El acrecentamiento de los bienes de algunos funcionarios públicos que obran en las declaraciones juradas cuyos montos fueron difundidos a través de los medios, no pareciera sorprender a nadie.
Y lo más lamentable, es que la ausencia de sorpresa revela un acostumbramiento de nuestra sociedad y una gran resignación, a la consagración de las fábulas que nos relatan desde el poder.
Es así que, desde hace algunos años escuchamos con insistencia hablar del discurso de la redistribución del ingreso y con base en dicho principio que opera como fundador del “modelo”, se lanzan acusaciones a los empresarios, y en otros tiempos a la gente del campo, vinculadas a ambiciones desmedidas, a afanes de excesiva rentabilidad y a un individualismo extremo carente de solidaridad e incapaz de tender una mano al que está al lado.
Los oradores de este discurso oficialista, tienen la mágica habilidad de quedar exentos, como si fueran observadores externos a quienes no les cabe ninguna responsabilidad por los deberes cívicos que reclaman con severidad en otros.
Pero esto es una constante en el razonamiento oficialista.

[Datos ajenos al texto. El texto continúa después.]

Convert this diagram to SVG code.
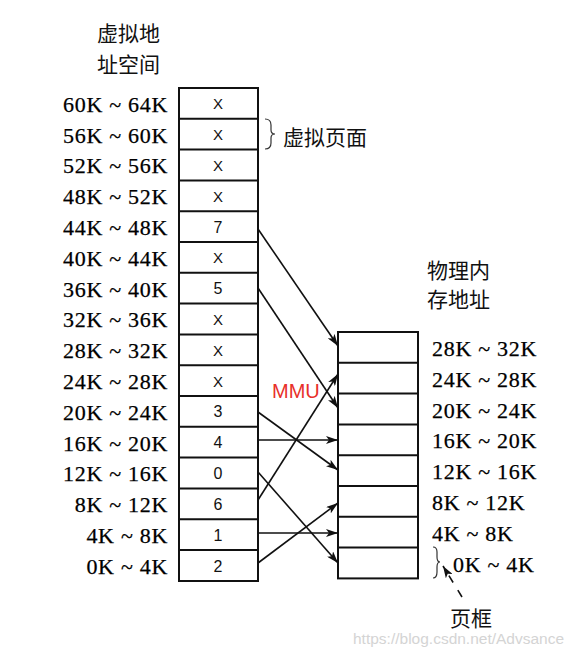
<svg xmlns="http://www.w3.org/2000/svg" width="577" height="654" viewBox="0 0 577 654">
<style>
.lbl{font-family:"Liberation Serif","Noto Sans CJK SC",serif;font-size:22px;fill:#000;letter-spacing:0.7px;stroke:#000;stroke-width:0.25}
.cjk{font-family:"Noto Sans CJK SC",serif;font-size:21px;fill:#111}
.cell{font-family:"Liberation Sans",Arial,sans-serif;font-size:16px;fill:#111;text-anchor:middle}
.box{fill:#fff;stroke:#111;stroke-width:2}
.conn{stroke:#111;stroke-width:1.6;fill:none}
.brace{stroke:#333;stroke-width:1.2;fill:none}
.mmu{font-family:"Liberation Sans",Arial,sans-serif;font-size:20px;fill:#e8302a}
.wm{font-family:"Liberation Sans",Arial,sans-serif;font-size:15.5px;fill:#d4d4d4}
</style>
<defs>
<marker id="ah" viewBox="0 0 12 8" refX="12" refY="4" markerWidth="12" markerHeight="8" markerUnits="userSpaceOnUse" orient="auto">
<path d="M0,0 L12,4 L0,8 L3,4 Z" fill="#111"/>
</marker>
</defs>
<rect width="577" height="654" fill="#fff"/>

<g id="virtual-title">
<text class="cjk" x="97" y="41">虚拟地</text>
<text class="cjk" x="97" y="72">址空间</text>
</g>

<g id="virtual-labels" class="lbl" text-anchor="end">
<text x="168" y="112">60K ~ 64K</text>
<text x="168" y="143">56K ~ 60K</text>
<text x="168" y="173">52K ~ 56K</text>
<text x="168" y="204">48K ~ 52K</text>
<text x="168" y="235">44K ~ 48K</text>
<text x="168" y="266">40K ~ 44K</text>
<text x="168" y="297">36K ~ 40K</text>
<text x="168" y="327">32K ~ 36K</text>
<text x="168" y="358">28K ~ 32K</text>
<text x="168" y="389">24K ~ 28K</text>
<text x="168" y="420">20K ~ 24K</text>
<text x="168" y="451">16K ~ 20K</text>
<text x="168" y="481">12K ~ 16K</text>
<text x="168" y="512">8K ~ 12K</text>
<text x="168" y="543">4K ~ 8K</text>
<text x="168" y="574">0K ~ 4K</text>
</g>

<g id="virtual-pages">
<rect class="box" x="179" y="88" width="79" height="493"/>
<g stroke="#111" stroke-width="2">
<line x1="179" y1="118.8" x2="258" y2="118.8"/>
<line x1="179" y1="149.6" x2="258" y2="149.6"/>
<line x1="179" y1="180.4" x2="258" y2="180.4"/>
<line x1="179" y1="211.2" x2="258" y2="211.2"/>
<line x1="179" y1="242" x2="258" y2="242"/>
<line x1="179" y1="272.8" x2="258" y2="272.8"/>
<line x1="179" y1="303.6" x2="258" y2="303.6"/>
<line x1="179" y1="334.4" x2="258" y2="334.4"/>
<line x1="179" y1="365.2" x2="258" y2="365.2"/>
<line x1="179" y1="396" x2="258" y2="396"/>
<line x1="179" y1="426.8" x2="258" y2="426.8"/>
<line x1="179" y1="457.6" x2="258" y2="457.6"/>
<line x1="179" y1="488.4" x2="258" y2="488.4"/>
<line x1="179" y1="519.2" x2="258" y2="519.2"/>
<line x1="179" y1="550" x2="258" y2="550"/>
</g>
<g class="cell">
<text x="218" y="109" font-size="15">X</text>
<text x="218" y="140" font-size="15">X</text>
<text x="218" y="171" font-size="15">X</text>
<text x="218" y="202" font-size="15">X</text>
<text x="218" y="233">7</text>
<text x="218" y="263" font-size="15">X</text>
<text x="218" y="294">5</text>
<text x="218" y="325" font-size="15">X</text>
<text x="218" y="356" font-size="15">X</text>
<text x="218" y="387" font-size="15">X</text>
<text x="218" y="417">3</text>
<text x="218" y="448">4</text>
<text x="218" y="479">0</text>
<text x="218" y="510">6</text>
<text x="218" y="541">1</text>
<text x="218" y="572">2</text>
</g>
</g>

<g id="virtual-page-note">
<path class="brace" d="M265,119 Q271,119 271,125 L271,130 Q271,134 275,134 Q271,134 271,138 L271,143 Q271,149 265,149"/>
<text class="cjk" x="283" y="145">虚拟页面</text>
</g>

<g id="physical-title">
<text class="cjk" x="427" y="278">物理内</text>
<text class="cjk" x="427" y="307">存地址</text>
</g>

<g id="physical-frames">
<rect class="box" x="338" y="332" width="80" height="246.4"/>
<g stroke="#111" stroke-width="2">
<line x1="338" y1="362.8" x2="418" y2="362.8"/>
<line x1="338" y1="393.6" x2="418" y2="393.6"/>
<line x1="338" y1="424.4" x2="418" y2="424.4"/>
<line x1="338" y1="455.2" x2="418" y2="455.2"/>
<line x1="338" y1="486" x2="418" y2="486"/>
<line x1="338" y1="516.8" x2="418" y2="516.8"/>
<line x1="338" y1="547.6" x2="418" y2="547.6"/>
</g>
</g>

<g id="physical-labels" class="lbl">
<text x="432" y="356">28K ~ 32K</text>
<text x="432" y="387">24K ~ 28K</text>
<text x="432" y="418">20K ~ 24K</text>
<text x="432" y="448">16K ~ 20K</text>
<text x="432" y="479">12K ~ 16K</text>
<text x="432" y="510">8K ~ 12K</text>
<text x="432" y="541">4K ~ 8K</text>
<text x="453" y="572">0K ~ 4K</text>
</g>

<g id="frame-note">
<path class="brace" d="M433,547 Q437,547 437,552 L437,557 Q437,562 440,562 Q437,562 437,567 L437,572 Q437,578 433,578"/>
<line class="conn" x1="462" y1="597" x2="443" y2="566" stroke-dasharray="8 9" stroke-width="1.2" marker-end="url(#ah)"/>
<text class="cjk" x="450" y="626" font-size="20">页框</text>
</g>

<g id="connectors">
<line class="conn" x1="258" y1="229" x2="338" y2="346" marker-end="url(#ah)"/>
<line class="conn" x1="258" y1="288" x2="338" y2="408" marker-end="url(#ah)"/>
<line class="conn" x1="258" y1="412" x2="338" y2="470" marker-end="url(#ah)"/>
<line class="conn" x1="258" y1="440" x2="338" y2="440" marker-end="url(#ah)"/>
<line class="conn" x1="258" y1="472" x2="338" y2="563" marker-end="url(#ah)"/>
<line class="conn" x1="258" y1="500" x2="338" y2="374" marker-end="url(#ah)"/>
<line class="conn" x1="258" y1="533" x2="338" y2="533" marker-end="url(#ah)"/>
<line class="conn" x1="258" y1="563" x2="338" y2="503" marker-end="url(#ah)"/>
</g>

<text class="mmu" x="272" y="398">MMU</text>
<text class="wm" x="353" y="644">https://blog.csdn.net/Advsance</text>
</svg>
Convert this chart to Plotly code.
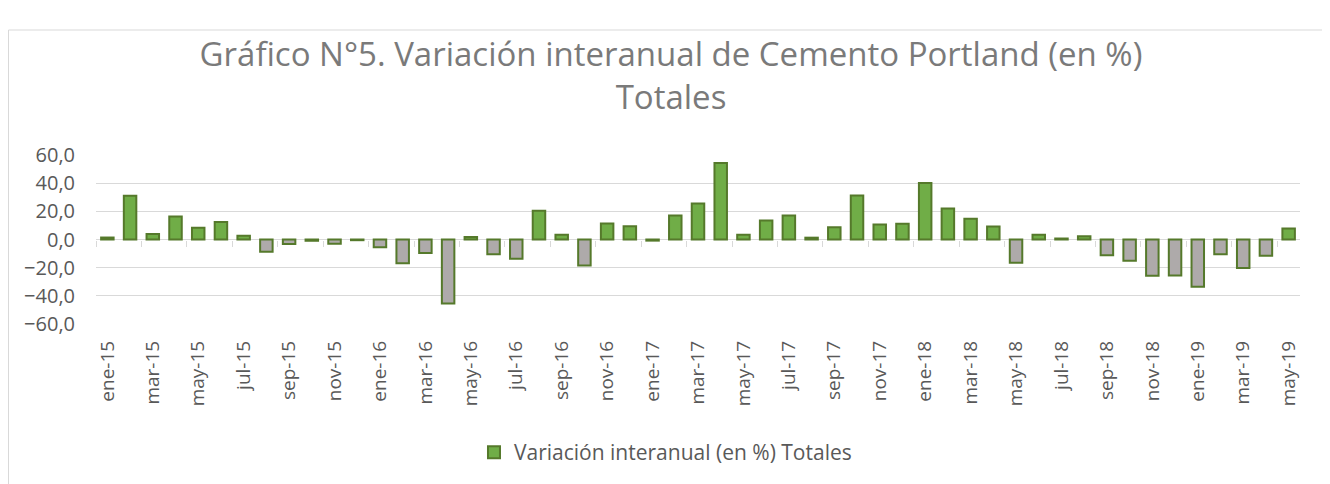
import plotly.graph_objects as go

meses = ["ene", "feb", "mar", "abr", "may", "jun", "jul", "ago", "sep", "oct", "nov", "dic"]
categorias = [f"{m}-{a}" for a in ["15", "16", "17", "18"] for m in meses] + \
             [f"{m}-19" for m in meses[:5]]

valores = [1.4, 31.0, 3.9, 16.4, 8.3, 12.4, 2.7, -8.7, -3.2, -0.9, -3.0, -0.5,
           -5.5, -16.9, -9.6, -45.5, 1.7, -10.5, -13.6, 20.4, 3.3, -18.4, 11.3, 9.4,
           -0.8, 17.0, 25.6, 54.4, 3.3, 13.5, 17.0, 1.3, 8.7, 31.3, 10.6, 11.1,
           40.1, 22.0, 14.7, 9.2, -16.5, 3.3, 0.7, 2.3, -11.2, -15.0, -25.7, -25.5,
           -33.5, -10.5, -20.3, -11.5, 7.8]

serie = "Variación interanual (en %) Totales"
titulo = "Gráfico N°5. Variación interanual de Cemento Portland (en %)<br>Totales"

VERDE = "#70AD47"
GRIS = "#AEAAAA"
BORDE = "#55792B"
TEXTO = "#595959"
LINEA = "#D9D9D9"
FUENTE = "Open Sans"

colores = [VERDE if v >= 0 else GRIS for v in valores]
posiciones = list(range(len(categorias)))

fig = go.Figure()
fig.add_trace(go.Bar(
    x=categorias, y=valores, name=serie,
    marker=dict(color=colores, line=dict(color=BORDE, width=2)),
    showlegend=True,
))
# invisible copy on a helper axis that only carries the tick marks at the zero line
fig.add_trace(go.Bar(
    x=posiciones, y=valores, xaxis="x2", showlegend=False, hoverinfo="skip",
    marker=dict(color="rgba(0,0,0,0)", line=dict(width=0)),
))

# the page body adds an 8px offset; figure coords = screen coords - 8
OFF = 8
W, H = 1330 - OFF, 484 - OFF
L, T = 96 - OFF, 155 - OFF
PR, PB = 1300 - OFF, 324 - OFF
R, B = W - PR, H - PB
pw, ph = PR - L, PB - T

def px_x(p):
    return (p - OFF - L) / pw

def px_y(p):
    return (PB - (p - OFF)) / ph

fig.add_shape(type="rect", xref="paper", yref="paper",
              x0=px_x(8.5), x1=px_x(1327), y0=px_y(500), y1=px_y(30),
              line=dict(color=LINEA, width=1), fillcolor="rgba(0,0,0,0)", layer="below")

fig.update_layout(
    width=W, height=H,
    margin=dict(l=L, r=R, t=T, b=B, autoexpand=False),
    paper_bgcolor="white", plot_bgcolor="white",
    separators=",.",
    font=dict(family=FUENTE, color=TEXTO),
    title=dict(text=titulo, x=(671 - OFF) / W, xref="container", xanchor="center",
               y=1 - (66 - OFF) / H, yanchor="top",
               font=dict(family=FUENTE, size=33, color="#7A7A7A")),
    bargap=0.45,
    showlegend=True,
    legend=dict(orientation="h", x=0.473, xanchor="center", y=px_y(432), yanchor="top",
                font=dict(family=FUENTE, size=21, color=TEXTO)),
    xaxis=dict(type="category", tickmode="array",
               tickvals=categorias[::2], ticktext=categorias[::2],
               tickangle=-90, ticks="", ticklabelstandoff=12,
               showgrid=False, showline=False,
               tickfont=dict(family=FUENTE, size=19, color=TEXTO)),
    xaxis2=dict(overlaying="x", anchor="free", position=0.5, side="bottom",
                range=[-0.5, len(categorias) - 0.5], tickmode="array",
                tickvals=[i - 0.5 for i in posiciones[::2]],
                ticks="outside", ticklen=6, tickcolor=LINEA, tickwidth=1,
                showticklabels=False, showgrid=False, showline=False, zeroline=False),
    yaxis=dict(range=[-60, 60], dtick=20, tickformat=".1f",
               showgrid=True, gridcolor=LINEA, gridwidth=1,
               zeroline=True, zerolinecolor=LINEA, zerolinewidth=1,
               showline=False, ticks="", ticklabelstandoff=20,
               tickfont=dict(family=FUENTE, size=20, color=TEXTO)),
)

fig.write_html("out.html")
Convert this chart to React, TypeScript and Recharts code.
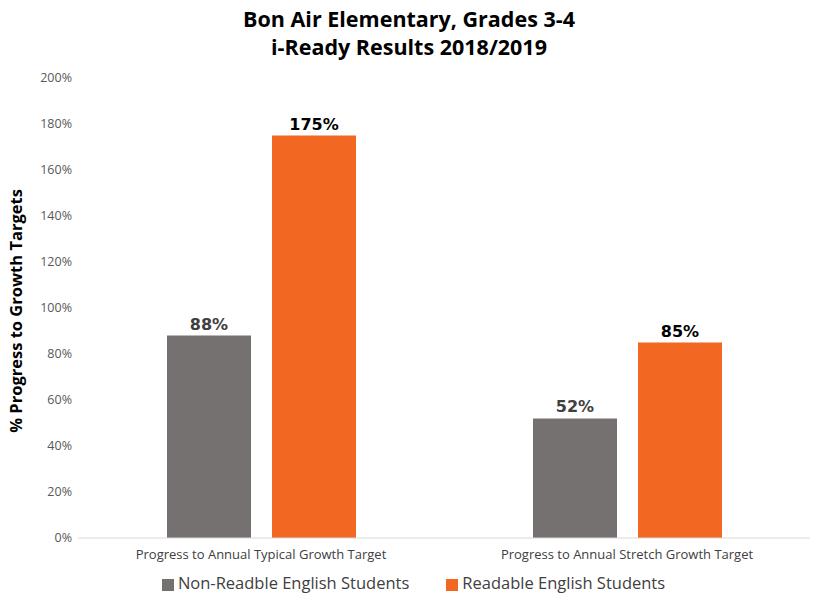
import React from "react";
import { BarChart, Bar, XAxis, YAxis, Legend, LabelList } from "recharts";

const categories = ["Progress to Annual Typical Growth Target", "Progress to Annual Stretch Growth Target"];
const nonReadable = [88, 52];
const readable = [175, 85];
const yTicks = [0, 20, 40, 60, 80, 100, 120, 140, 160, 180, 200];

const data = categories.map((c, i) => ({ name: c, nonReadable: nonReadable[i], readable: readable[i] }));

const FONT = "'Open Sans', sans-serif";

export default function App() {
  return (
    <div style={{ position: "absolute", left: 0, top: 0, width: 818, height: 602, background: "#fff", fontFamily: FONT }}>
      <div style={{ position: "absolute", left: 0, top: 5, width: 818, textAlign: "center", fontWeight: 700, fontSize: 21.5, lineHeight: "28px", color: "#000" }}>
        Bon Air Elementary, Grades 3-4
        <br />
        i-Ready Results 2018/2019
      </div>
      <BarChart
        width={818}
        height={602}
        data={data}
        margin={{ top: 78, right: 8, left: 14, bottom: 11 }}
        barGap={21}
        barSize={84}
      >
        <XAxis
          dataKey="name"
          axisLine={{ stroke: "#d9d9d9" }}
          tickLine={false}
          tick={{ fontSize: 13, fill: "#404040", fontFamily: FONT }}
          height={30}
          tickMargin={6}
        />
        <YAxis
          domain={[0, 200]}
          ticks={yTicks}
          tickFormatter={(v) => `${v}%`}
          axisLine={false}
          tickLine={false}
          width={64}
          tick={{ fontSize: 12.5, fill: "#595959", fontFamily: FONT }}
          tickMargin={0}
          label={{ value: "% Progress to Growth Targets", angle: -90, position: "insideLeft", offset: 0, dx: 2, dy: 3, style: { textAnchor: "middle", fontSize: 16.5, fontWeight: 700, fill: "#000", fontFamily: FONT } }}
        />
        <Legend
          verticalAlign="bottom"
          iconType="square"
          iconSize={12}
          wrapperStyle={{ fontSize: 16.5, fontFamily: FONT, bottom: 8, left: 34 }}
          formatter={(v) => <span style={{ color: "#404040", marginRight: 27 }}>{v}</span>}
        />
        <Bar dataKey="nonReadable" name="Non-Readble English Students" fill="#767171" isAnimationActive={false}>
          <LabelList dataKey="nonReadable" position="top" formatter={(v) => `${v}%`} style={{ fontFamily: "'DejaVu Sans', Verdana, sans-serif", fontWeight: 700, fontSize: 16, fill: "#404040" }} offset={6} />
        </Bar>
        <Bar dataKey="readable" name="Readable English Students" fill="#F26722" isAnimationActive={false}>
          <LabelList dataKey="readable" position="top" formatter={(v) => `${v}%`} style={{ fontFamily: "'DejaVu Sans', Verdana, sans-serif", fontWeight: 700, fontSize: 16, fill: "#000" }} offset={6} />
        </Bar>
      </BarChart>
    </div>
  );
}
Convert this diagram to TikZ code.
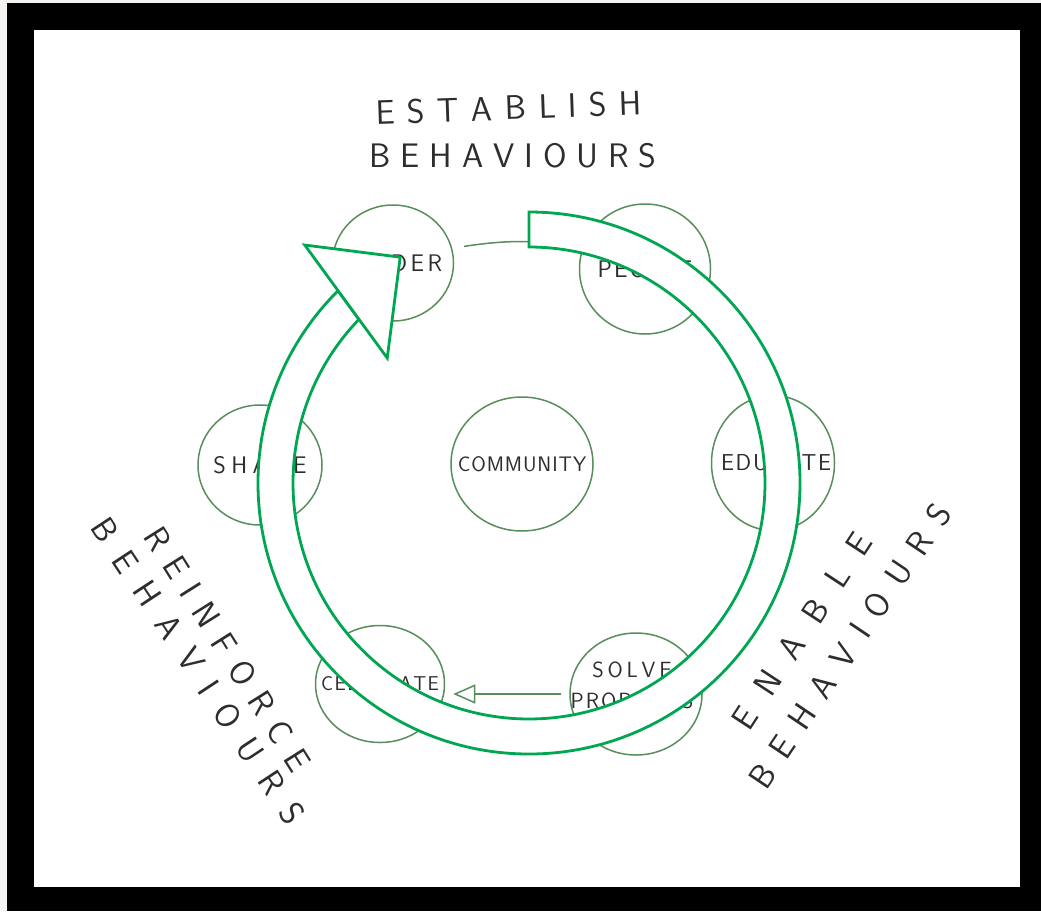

Si hay inflación es culpa de los formadores de precios, si hay inseguridad es culpa de las desigualdades sociales heredadas de otros gobiernos, si hay desocupación es culpa de…. Y así, la lista es larga y siempre tiene, detrás de cada situación no deseada, un responsable que nunca es el gobierno, aun cuando esté administrando al país desde hace casi ocho años.
Y entonces uno se pregunta, si los funcionarios que presentan incrementos tan notables en sus patrimonios, y en algunos casos tan vertiginosos, pueden razonablemente discutirles a los jubilados y pensionados sus carencias reales, o debatir a conciencia el salario mínimo. Indudablemente son realidades de vida que desconocen y sobre las cuales difícilmente puedan tomar decisiones equitativas, por cuanto en este país parece que todos somos iguales, pero algunos más que otros.